[Set exercise] Skip the pictures. Reproduce all other material exactly.

[Stored data]
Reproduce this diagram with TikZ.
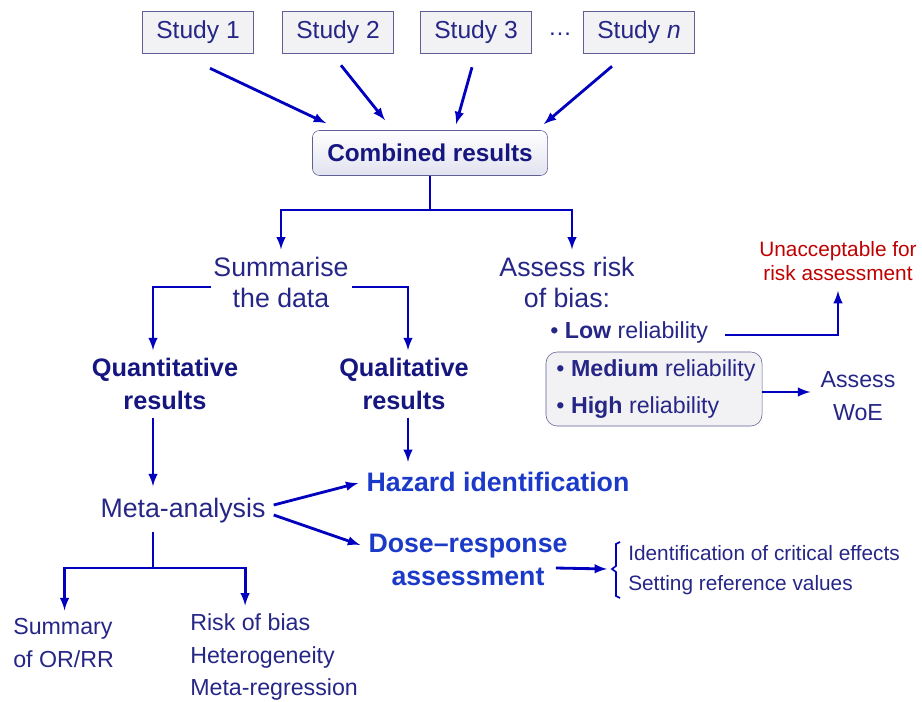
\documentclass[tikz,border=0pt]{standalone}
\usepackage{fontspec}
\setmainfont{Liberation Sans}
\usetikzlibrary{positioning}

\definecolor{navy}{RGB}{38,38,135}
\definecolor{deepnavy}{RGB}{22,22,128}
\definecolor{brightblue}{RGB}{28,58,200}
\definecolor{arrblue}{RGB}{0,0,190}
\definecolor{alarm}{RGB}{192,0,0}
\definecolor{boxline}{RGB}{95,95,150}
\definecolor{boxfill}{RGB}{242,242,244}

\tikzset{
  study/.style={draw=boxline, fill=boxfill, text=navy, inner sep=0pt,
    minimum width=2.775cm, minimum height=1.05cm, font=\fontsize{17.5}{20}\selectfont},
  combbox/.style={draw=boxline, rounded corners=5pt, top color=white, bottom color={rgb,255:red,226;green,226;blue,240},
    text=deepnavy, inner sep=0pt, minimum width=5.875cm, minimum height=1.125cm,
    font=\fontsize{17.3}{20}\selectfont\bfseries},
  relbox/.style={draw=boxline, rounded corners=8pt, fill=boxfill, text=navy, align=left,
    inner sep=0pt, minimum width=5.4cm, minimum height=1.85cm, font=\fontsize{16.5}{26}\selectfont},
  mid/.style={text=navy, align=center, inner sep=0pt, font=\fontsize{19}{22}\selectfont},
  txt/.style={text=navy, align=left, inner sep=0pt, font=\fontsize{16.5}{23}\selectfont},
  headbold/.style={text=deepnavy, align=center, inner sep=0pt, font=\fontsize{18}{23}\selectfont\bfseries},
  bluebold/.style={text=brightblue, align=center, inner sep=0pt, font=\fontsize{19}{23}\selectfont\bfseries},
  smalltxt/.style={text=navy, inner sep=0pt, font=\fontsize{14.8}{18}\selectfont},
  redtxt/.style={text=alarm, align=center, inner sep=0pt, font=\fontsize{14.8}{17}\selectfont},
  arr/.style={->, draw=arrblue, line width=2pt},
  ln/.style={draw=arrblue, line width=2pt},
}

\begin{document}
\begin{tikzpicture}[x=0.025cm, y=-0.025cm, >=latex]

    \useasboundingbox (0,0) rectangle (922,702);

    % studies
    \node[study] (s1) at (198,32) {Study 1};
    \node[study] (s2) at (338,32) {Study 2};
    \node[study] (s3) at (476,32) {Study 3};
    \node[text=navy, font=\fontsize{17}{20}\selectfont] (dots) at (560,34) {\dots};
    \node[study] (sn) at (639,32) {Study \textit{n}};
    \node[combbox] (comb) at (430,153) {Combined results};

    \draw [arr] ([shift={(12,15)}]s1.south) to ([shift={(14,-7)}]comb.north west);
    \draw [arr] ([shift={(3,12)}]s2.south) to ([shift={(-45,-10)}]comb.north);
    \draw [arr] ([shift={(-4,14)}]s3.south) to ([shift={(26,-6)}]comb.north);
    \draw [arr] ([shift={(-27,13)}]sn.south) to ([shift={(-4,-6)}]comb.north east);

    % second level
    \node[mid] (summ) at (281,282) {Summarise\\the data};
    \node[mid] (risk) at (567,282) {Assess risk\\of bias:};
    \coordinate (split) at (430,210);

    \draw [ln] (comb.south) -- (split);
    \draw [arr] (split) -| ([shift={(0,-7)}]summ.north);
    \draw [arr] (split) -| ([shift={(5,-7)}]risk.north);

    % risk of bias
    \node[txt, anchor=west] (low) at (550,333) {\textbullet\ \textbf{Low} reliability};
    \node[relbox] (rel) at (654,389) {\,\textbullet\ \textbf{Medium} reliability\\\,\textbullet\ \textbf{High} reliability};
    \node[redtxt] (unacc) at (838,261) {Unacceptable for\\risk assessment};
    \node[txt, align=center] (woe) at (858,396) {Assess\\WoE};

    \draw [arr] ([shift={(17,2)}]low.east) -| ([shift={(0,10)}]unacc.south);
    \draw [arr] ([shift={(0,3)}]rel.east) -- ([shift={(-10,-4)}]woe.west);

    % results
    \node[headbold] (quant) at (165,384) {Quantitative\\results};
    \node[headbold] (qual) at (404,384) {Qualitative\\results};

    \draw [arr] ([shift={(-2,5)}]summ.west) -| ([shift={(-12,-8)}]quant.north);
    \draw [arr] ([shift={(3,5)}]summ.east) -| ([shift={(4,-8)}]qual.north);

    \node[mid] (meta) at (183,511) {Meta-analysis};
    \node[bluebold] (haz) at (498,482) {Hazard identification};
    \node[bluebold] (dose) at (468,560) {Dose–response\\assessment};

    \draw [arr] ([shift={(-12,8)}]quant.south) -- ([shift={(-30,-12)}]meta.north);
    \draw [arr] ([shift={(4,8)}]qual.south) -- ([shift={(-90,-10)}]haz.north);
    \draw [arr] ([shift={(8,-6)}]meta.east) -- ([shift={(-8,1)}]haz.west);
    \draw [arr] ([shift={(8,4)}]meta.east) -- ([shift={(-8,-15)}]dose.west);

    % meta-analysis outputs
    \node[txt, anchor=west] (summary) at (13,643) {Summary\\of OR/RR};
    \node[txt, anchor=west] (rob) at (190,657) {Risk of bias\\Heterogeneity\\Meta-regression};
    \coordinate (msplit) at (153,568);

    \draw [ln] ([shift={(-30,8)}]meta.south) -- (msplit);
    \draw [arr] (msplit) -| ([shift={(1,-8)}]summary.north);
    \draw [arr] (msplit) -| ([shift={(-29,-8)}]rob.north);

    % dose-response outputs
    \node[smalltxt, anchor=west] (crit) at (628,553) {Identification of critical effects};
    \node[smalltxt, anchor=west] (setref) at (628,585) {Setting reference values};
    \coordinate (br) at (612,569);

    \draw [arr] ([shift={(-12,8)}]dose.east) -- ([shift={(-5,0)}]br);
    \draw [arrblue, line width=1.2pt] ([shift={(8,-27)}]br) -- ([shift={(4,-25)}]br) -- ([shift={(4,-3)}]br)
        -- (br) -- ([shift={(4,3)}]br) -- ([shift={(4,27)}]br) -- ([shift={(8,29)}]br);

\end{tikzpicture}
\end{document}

[Answer to this exercise]
Reproduce this diagram with TikZ.
\documentclass[tikz,border=0pt]{standalone}
\usepackage{fontspec}
\setmainfont{Liberation Sans}
\usetikzlibrary{positioning}

\definecolor{navy}{RGB}{38,38,135}
\definecolor{deepnavy}{RGB}{22,22,128}
\definecolor{brightblue}{RGB}{28,58,200}
\definecolor{arrblue}{RGB}{0,0,190}
\definecolor{alarm}{RGB}{192,0,0}
\definecolor{boxline}{RGB}{95,95,150}
\definecolor{boxfill}{RGB}{242,242,244}

\tikzset{
  study/.style={draw=boxline, fill=boxfill, text=navy, inner sep=0pt,
    minimum width=2.775cm, minimum height=1.05cm, font=\fontsize{17.5}{20}\selectfont},
  combbox/.style={draw=boxline, rounded corners=5pt, top color=white, bottom color={rgb,255:red,226;green,226;blue,240},
    text=deepnavy, inner sep=0pt, minimum width=5.875cm, minimum height=1.125cm,
    font=\fontsize{17.3}{20}\selectfont\bfseries},
  relbox/.style={draw=boxline, rounded corners=8pt, fill=boxfill, text=navy, align=left,
    inner sep=0pt, minimum width=5.4cm, minimum height=1.85cm, font=\fontsize{16.5}{26}\selectfont},
  mid/.style={text=navy, align=center, inner sep=0pt, font=\fontsize{19}{22}\selectfont},
  txt/.style={text=navy, align=left, inner sep=0pt, font=\fontsize{16.5}{23}\selectfont},
  headbold/.style={text=deepnavy, align=center, inner sep=0pt, font=\fontsize{18}{23}\selectfont\bfseries},
  bluebold/.style={text=brightblue, align=center, inner sep=0pt, font=\fontsize{19}{23}\selectfont\bfseries},
  smalltxt/.style={text=navy, inner sep=0pt, font=\fontsize{14.8}{18}\selectfont},
  redtxt/.style={text=alarm, align=center, inner sep=0pt, font=\fontsize{14.8}{17}\selectfont},
  arr/.style={->, draw=arrblue, line width=2pt},
  ln/.style={draw=arrblue, line width=2pt},
}

\begin{document}
\begin{tikzpicture}[x=0.025cm, y=-0.025cm, >=latex]

    \useasboundingbox (0,0) rectangle (922,702);

    % studies
    \node[study] (s1) at (198,32) {Study 1};
    \node[study] (s2) at (338,32) {Study 2};
    \node[study] (s3) at (476,32) {Study 3};
    \node[text=navy, font=\fontsize{17}{20}\selectfont] (dots) at (560,34) {\dots};
    \node[study] (sn) at (639,32) {Study \textit{n}};
    \node[combbox] (comb) at (430,153) {Combined results};

    \draw [arr] ([shift={(12,15)}]s1.south) to ([shift={(14,-7)}]comb.north west);
    \draw [arr] ([shift={(3,12)}]s2.south) to ([shift={(-45,-10)}]comb.north);
    \draw [arr] ([shift={(-4,14)}]s3.south) to ([shift={(26,-6)}]comb.north);
    \draw [arr] ([shift={(-27,13)}]sn.south) to ([shift={(-4,-6)}]comb.north east);

    % second level
    \node[mid] (summ) at (281,282) {Summarise\\the data};
    \node[mid] (risk) at (567,282) {Assess risk\\of bias:};
    \coordinate (split) at (430,210);

    \draw [ln] (comb.south) -- (split);
    \draw [arr] (split) -| ([shift={(0,-7)}]summ.north);
    \draw [arr] (split) -| ([shift={(5,-7)}]risk.north);

    % risk of bias
    \node[txt, anchor=west] (low) at (550,333) {\textbullet\ \textbf{Low} reliability};
    \node[relbox] (rel) at (654,389) {\,\textbullet\ \textbf{Medium} reliability\\\,\textbullet\ \textbf{High} reliability};
    \node[redtxt] (unacc) at (838,261) {Unacceptable for\\risk assessment};
    \node[txt, align=center] (woe) at (858,396) {Assess\\WoE};

    \draw [arr] ([shift={(17,2)}]low.east) -| ([shift={(0,10)}]unacc.south);
    \draw [arr] ([shift={(0,3)}]rel.east) -- ([shift={(-10,-4)}]woe.west);

    % results
    \node[headbold] (quant) at (165,384) {Quantitative\\results};
    \node[headbold] (qual) at (404,384) {Qualitative\\results};

    \draw [arr] ([shift={(-2,5)}]summ.west) -| ([shift={(-12,-8)}]quant.north);
    \draw [arr] ([shift={(3,5)}]summ.east) -| ([shift={(4,-8)}]qual.north);

    \node[mid] (meta) at (183,511) {Meta-analysis};
    \node[bluebold] (haz) at (498,482) {Hazard identification};
    \node[bluebold] (dose) at (468,560) {Dose–response\\assessment};

    \draw [arr] ([shift={(-12,8)}]quant.south) -- ([shift={(-30,-12)}]meta.north);
    \draw [arr] ([shift={(4,8)}]qual.south) -- ([shift={(-90,-10)}]haz.north);
    \draw [arr] ([shift={(8,-6)}]meta.east) -- ([shift={(-8,1)}]haz.west);
    \draw [arr] ([shift={(8,4)}]meta.east) -- ([shift={(-8,-15)}]dose.west);

    % meta-analysis outputs
    \node[txt, anchor=west] (summary) at (13,643) {Summary\\of OR/RR};
    \node[txt, anchor=west] (rob) at (190,657) {Risk of bias\\Heterogeneity\\Meta-regression};
    \coordinate (msplit) at (153,568);

    \draw [ln] ([shift={(-30,8)}]meta.south) -- (msplit);
    \draw [arr] (msplit) -| ([shift={(1,-8)}]summary.north);
    \draw [arr] (msplit) -| ([shift={(-29,-8)}]rob.north);

    % dose-response outputs
    \node[smalltxt, anchor=west] (crit) at (628,553) {Identification of critical effects};
    \node[smalltxt, anchor=west] (setref) at (628,585) {Setting reference values};
    \coordinate (br) at (612,569);

    \draw [arr] ([shift={(-12,8)}]dose.east) -- ([shift={(-5,0)}]br);
    \draw [arrblue, line width=1.2pt] ([shift={(8,-27)}]br) -- ([shift={(4,-25)}]br) -- ([shift={(4,-3)}]br)
        -- (br) -- ([shift={(4,3)}]br) -- ([shift={(4,27)}]br) -- ([shift={(8,29)}]br);

\end{tikzpicture}
\end{document}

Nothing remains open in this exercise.